Stable Solutions to the Social Choice Problem: Dominant, Weakly Stable, Uncovered Sets and Their Extensions
15 Pages Posted: 25 Mar 2010
Date Written: September 1, 2009
Social Choice problem is defined for a finite set of alternatives A, over which a finite number of agents have preferences. Solution to the problem is a rule determining alternatives, which are the “best” to the group. The Condorcet winner is regarded as the best choice but it is absent in general case. Attempts were made to extend the set of chosen alternatives up to a certain always non-empty subset of A, defined through majority relation. Being different incarnations of an idea of optimal choice this solutions enable one to compare and evaluate social choice procedures. And when there is a connection of a solution set with a particular voting game, it enables one to make predictions with respect to choice results. Here for such class of majority relation as tournaments three solutions are considered: the uncovered set, the minimal weakly stable set and the minimal dominant set (top cycle).

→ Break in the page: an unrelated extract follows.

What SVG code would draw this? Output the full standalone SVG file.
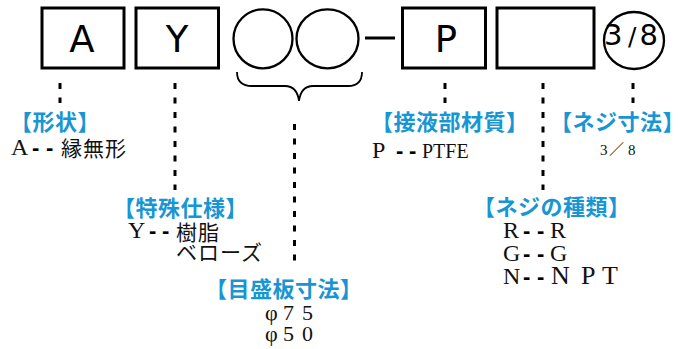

A criterion to determine whether an alternative belongs to a minimal weakly stable set is found. It relates the minimal weakly stable set to the uncovered set. The idea of stability is employed to generalize the notions of weakly stable and uncovered sets. Concepts of k-stable alternatives and k-stable sets are introduced and their mutual relations are explored. A concept of the minimal dominant set is generalized. It is shown that the classes of k-stable alternatives and k-stable sets and dominant sets constitute a system of reference based on difference in degrees of stability.